Matt Thurin

Current position
- Title: Special teams coordinator
- Team: Boston College
- Conference: ACC

Biographical details
- Born: June 27, 1984 (age 42) Canton, Ohio, U.S.
- Education: Baldwin-Wallace College; University of Akron;

Playing career
- 2003: Baldwin-Wallace Yellow Jackets
- Position: Defensive end

Coaching career (HC unless noted)
- 2004–2006: Baldwin-Wallace (SA)
- 2007: Walsh (GA)
- 2008–2010: Akron (GA)
- 2011: Colorado (GA)
- 2012–2014: Columbia (ST/DB)
- 2015–2019: Ohio State (DQC)
- 2020–present: Boston College (STC/S)

= Matt Thurin =

American football coach (born 1984)

Matthew Thurin (born June 27, 1984) is an American football coach and former player. He is currently the special teams coordinator at Boston College. He has also coached at Baldwin-Wallace College, Walsh University, the University of Akron, University of Colorado, and Ohio State University.

==Coaching career==

===Baldwin-Wallace===
Thurin began coaching immediately following a career-ending injury as a player. As a student assistant at Baldwin-Wallace, Thurin worked with all levels of the defense. He focused on the defensive line and linebackers in 2004 and 2005, before working with the defensive back in 2006.

===Walsh===
Thurin spent the 2007 season as an offensive graduate assistant with the Walsh Cavaliers. He worked closely with the offensive line and tight ends.

===Akron===
In 2008, Thurin got his first opportunity at the Division I level when he joined J. D. Brookhart’s staff at Akron as a defensive graduate assistant, working with the linebackers. After two seasons under Brookhart, he was retained by new head coach Rob Ianello for the 2010 season.

===Colorado===
In March 2011, Thurin was hired by Jon Embree as an offensive graduate assistant at Colorado. He worked with all facets of the offense under offensive coordinator Eric Bieniemy and pass game coordinator, J. D. Brookhart.

===Columbia===
In 2012, Thurin was hired to his first full-time coaching position at the Division I level when Pete Mangurian hired him as the special teams coordinator and defensive backs coach at Columbia.

===Ohio State===
From 2015 – 2019, Thurin worked for Urban Meyer and Ryan Day at Ohio State as quality control coach, working with the safeties on defense and the special teams units. Thurin helped lead the Buckeyes to three straight Big Ten Conference championships, as well as victories in the Rose Bowl, Cotton Bowl, and Fiesta Bowl.

===Boston College===
On January 17, 2020, Thurin was hired as the special teams coordinator and safeties coach at Boston College by new head coach Jeff Hafley. Hafley and Thurin spent the 2019 season on staff together at Ohio State, where Hafley was the co-defensive coordinator. In his first season at BC, Thurin made a major impact in the improvement of the Eagles's special teams. Aaron Boumerhi converted 16-of-20 of his field goal attempts while Grant Carlson averaged over 42 yards per punt, including 15 punts pinned inside the 20-yard line. Boston College finished 34th nationally in field goal percentage in 2020, the best finish for the Eagles since 2013.

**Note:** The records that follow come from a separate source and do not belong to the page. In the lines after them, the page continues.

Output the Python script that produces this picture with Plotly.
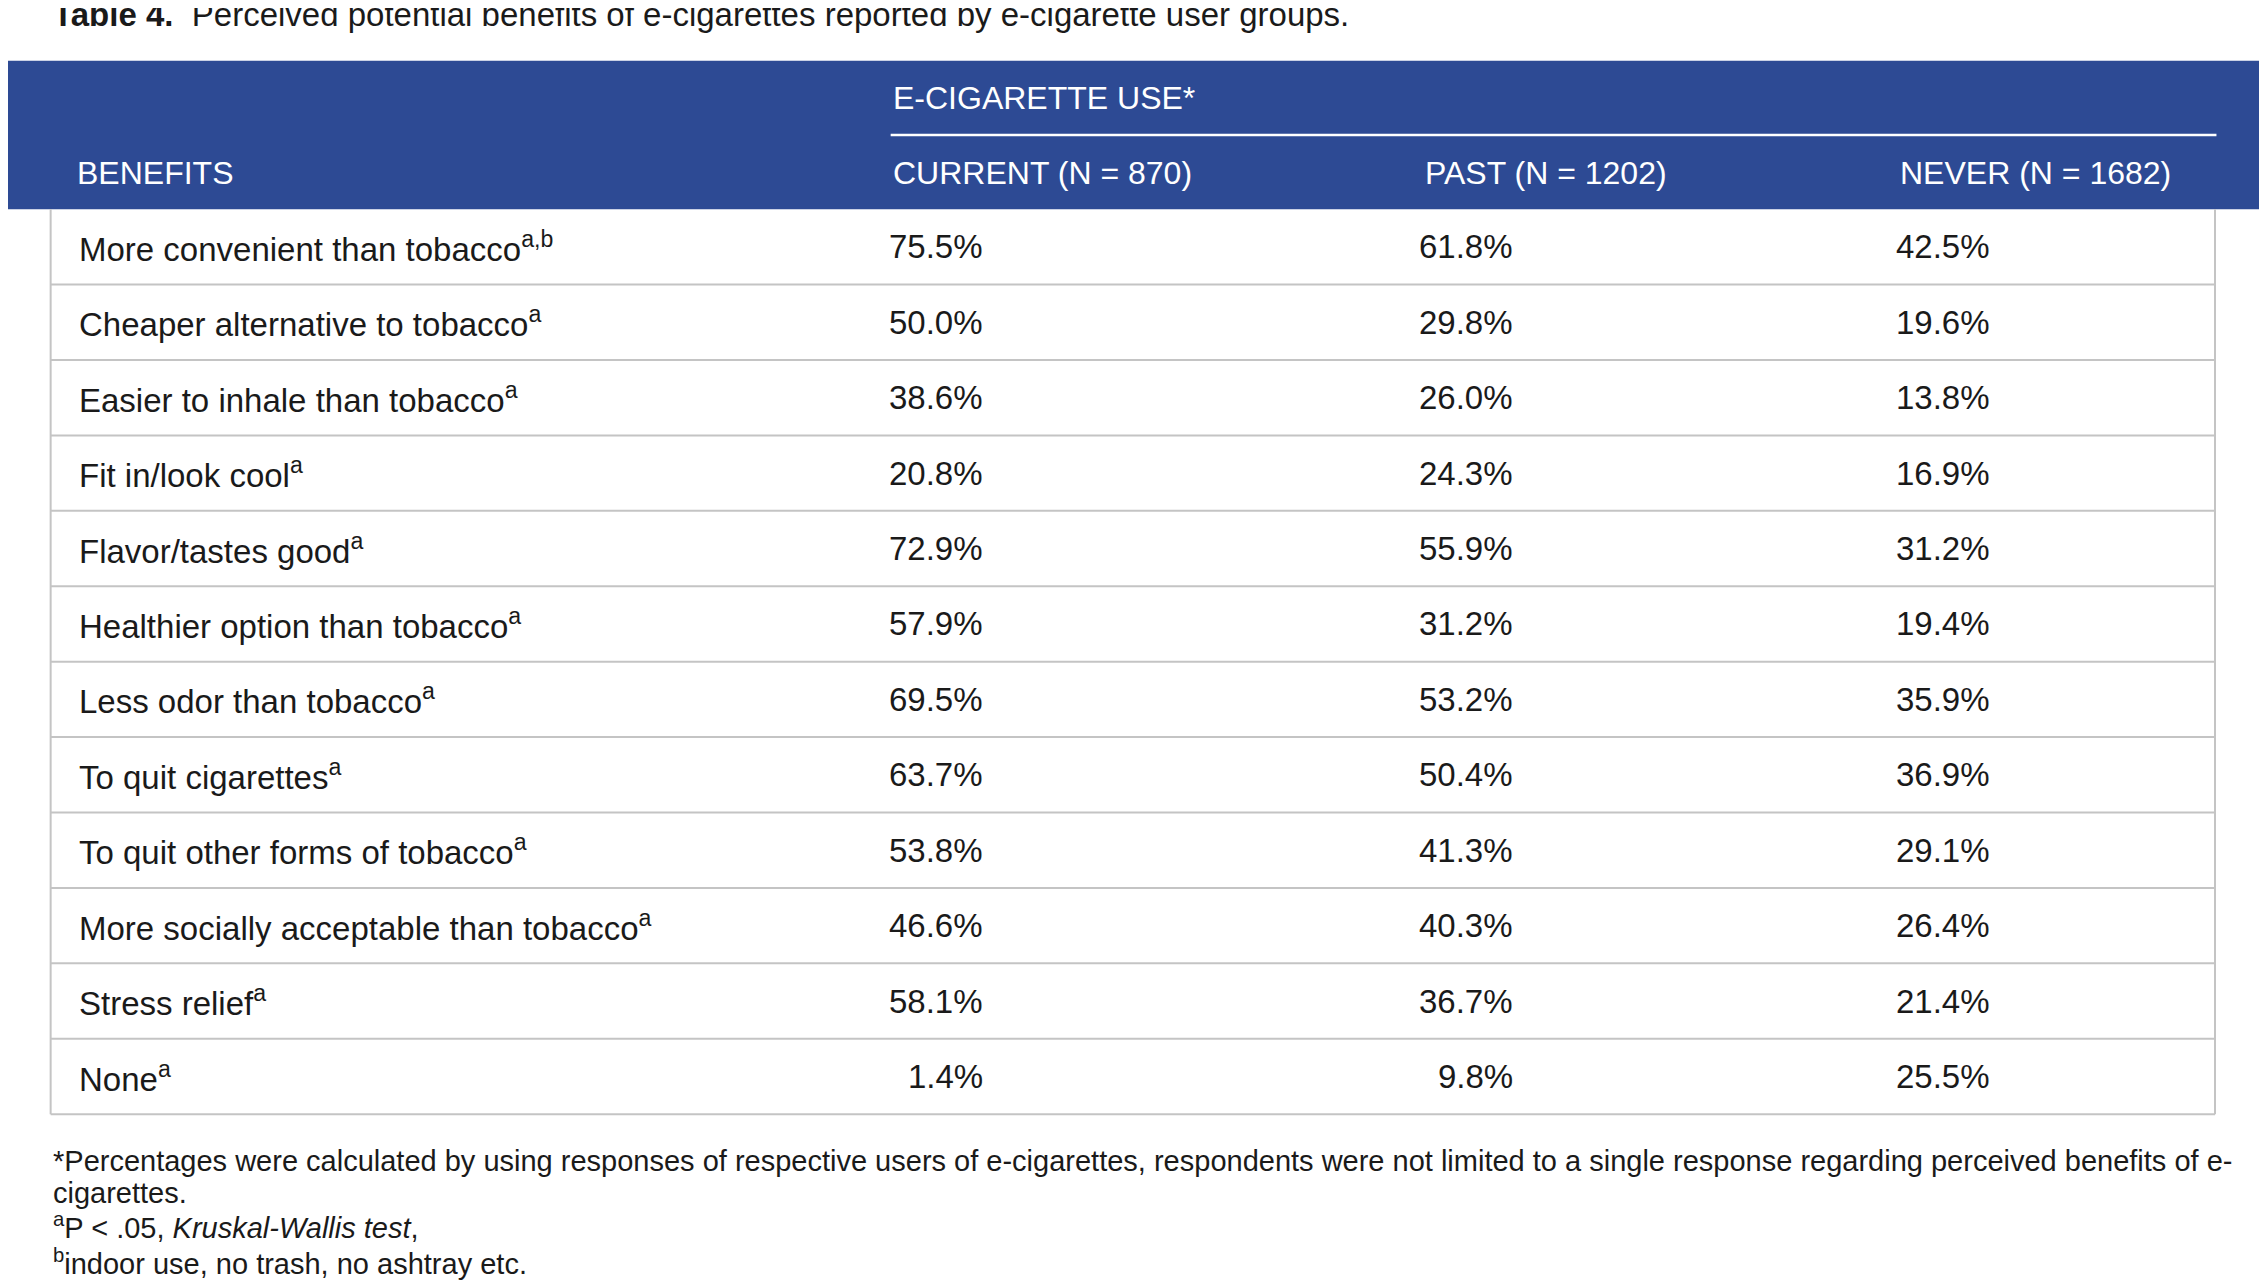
import plotly.graph_objects as go

title_bold = "Table 4."
title_text = "Perceived potential benefits of e-cigarettes reported by e-cigarette user groups."
group_label = "E-CIGARETTE USE*"
col_headers = ["BENEFITS", "CURRENT (N = 870)", "PAST (N = 1202)", "NEVER (N = 1682)"]
benefits = ["More convenient than tobacco", "Cheaper alternative to tobacco", "Easier to inhale than tobacco",
            "Fit in/look cool", "Flavor/tastes good", "Healthier option than tobacco", "Less odor than tobacco",
            "To quit cigarettes", "To quit other forms of tobacco", "More socially acceptable than tobacco",
            "Stress relief", "None"]
sups = ["a,b", "a", "a", "a", "a", "a", "a", "a", "a", "a", "a", "a"]
current = ["75.5%", "50.0%", "38.6%", "20.8%", "72.9%", "57.9%", "69.5%", "63.7%", "53.8%", "46.6%", "58.1%", "1.4%"]
past = ["61.8%", "29.8%", "26.0%", "24.3%", "55.9%", "31.2%", "53.2%", "50.4%", "41.3%", "40.3%", "36.7%", "9.8%"]
never = ["42.5%", "19.6%", "13.8%", "16.9%", "31.2%", "19.4%", "35.9%", "36.9%", "29.1%", "26.4%", "21.4%", "25.5%"]
footnotes = ["*Percentages were calculated by using responses of respective users of e-cigarettes, respondents were not limited to a single response regarding perceived benefits of e-",
             "cigarettes.",
             "<sup>a</sup>P < .05, <i>Kruskal-Wallis test</i>,",
             "<sup>b</sup>indoor use, no trash, no ashtray etc."]

W, H = 1568, 889
OFF = 5.5
FONT = "Liberation Sans, Arial, sans-serif"
BLUE = "#2D4A94"
GRID = "#C4C4C4"
TXT = "#1a1a1a"
FS = 33

fig = go.Figure()
shapes, ann = [], []
shapes.append(dict(type="rect", x0=-10, x1=W + 20, y0=42, y1=145, fillcolor=BLUE, line_width=0, layer="below"))
shapes.append(dict(type="line", x0=616, x1=1533, y0=93.5, y1=93.5, line=dict(color="white", width=2.5)))
ann.append(dict(x=35, y=10, text=f"<b>{title_bold}</b>  {title_text}", xanchor="left", yanchor="middle",
                font=dict(size=33, color=TXT)))
ann.append(dict(x=616, y=68, text=group_label, xanchor="left", yanchor="middle", font=dict(size=32, color="white")))
for x, t in zip([52, 616, 984, 1313], col_headers):
    ann.append(dict(x=x, y=120, text=t, xanchor="left", yanchor="middle", font=dict(size=32, color="white")))

top, rh = 145, 52.3
n = len(benefits)
shapes.append(dict(type="line", x0=35, x1=35, y0=top, y1=top + n*rh, line=dict(color=GRID, width=2)))
shapes.append(dict(type="line", x0=1532, x1=1532, y0=top, y1=top + n*rh, line=dict(color=GRID, width=2)))
for i in range(1, n + 1):
    yl = top + i*rh
    shapes.append(dict(type="line", x0=35, x1=1532, y0=yl, y1=yl, line=dict(color=GRID, width=2)))
for i in range(n):
    yc = top + (i + 0.5)*rh
    ann.append(dict(x=53, y=yc, text=f"{benefits[i]}<sup>{sups[i]}</sup>", xanchor="left", yanchor="middle",
                    font=dict(size=FS, color=TXT)))
    for xr, vals in zip([681, 1048, 1378], [current, past, never]):
        ann.append(dict(x=xr, y=yc, text=vals[i], xanchor="right", yanchor="middle", font=dict(size=FS, color=TXT)))
for y, t in zip([805, 827, 850, 875], footnotes):
    ann.append(dict(x=35, y=y, text=t, xanchor="left", yanchor="middle", font=dict(size=29, color=TXT)))

for a in ann:
    a.update(xref="x", yref="y", showarrow=False)
for s in shapes:
    s.update(xref="x", yref="y")

fig.update_layout(width=2267, height=1282, autosize=False, margin=dict(l=0, r=0, t=0, b=0),
                  paper_bgcolor="white", plot_bgcolor="white", font=dict(family=FONT),
                  shapes=shapes, annotations=ann, showlegend=False,
                  xaxis=dict(range=[OFF, W + OFF], visible=False, fixedrange=True),
                  yaxis=dict(range=[H + OFF, OFF], visible=False, fixedrange=True))
fig.write_html("out.html")
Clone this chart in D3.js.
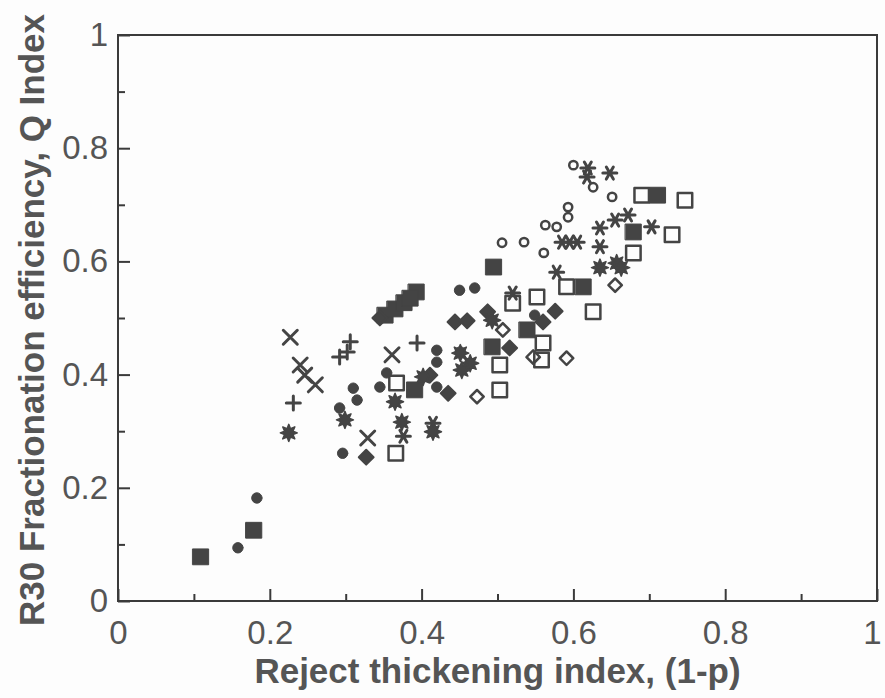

Thurin's special teams played a major role in the Eagles’ fast start to the 2021 season. Boston College started the season with wins over Colgate, UMass, Temple, and Missouri, and the Eagles special teams contributed 61 yards per kickoff return, over 45 yards per punt, as well as started the year 2 for 2 on field goals.

==Playing career==
Thurin was a decorated two sport athlete in high school, lettering three times each in football and baseball at Louisville High School in Louisville, Ohio. He was also a team captain in both sports, as well as earning all-county and all-conference honors in football.

Following high school, Thurin continued his athletic career as a two sport athlete at Baldwin-Wallace College, playing defensive end on the football team and outfield and first base on the football team, before an injury forced him in to coaching early.

==Personal life==
Thurin earned his bachelor's degree from Baldwin-Wallace College in early childhood education in 2007, and his master's degree in education from the University of Akron in 2009.

He and his wife, Elizabeth, have a daughter and son.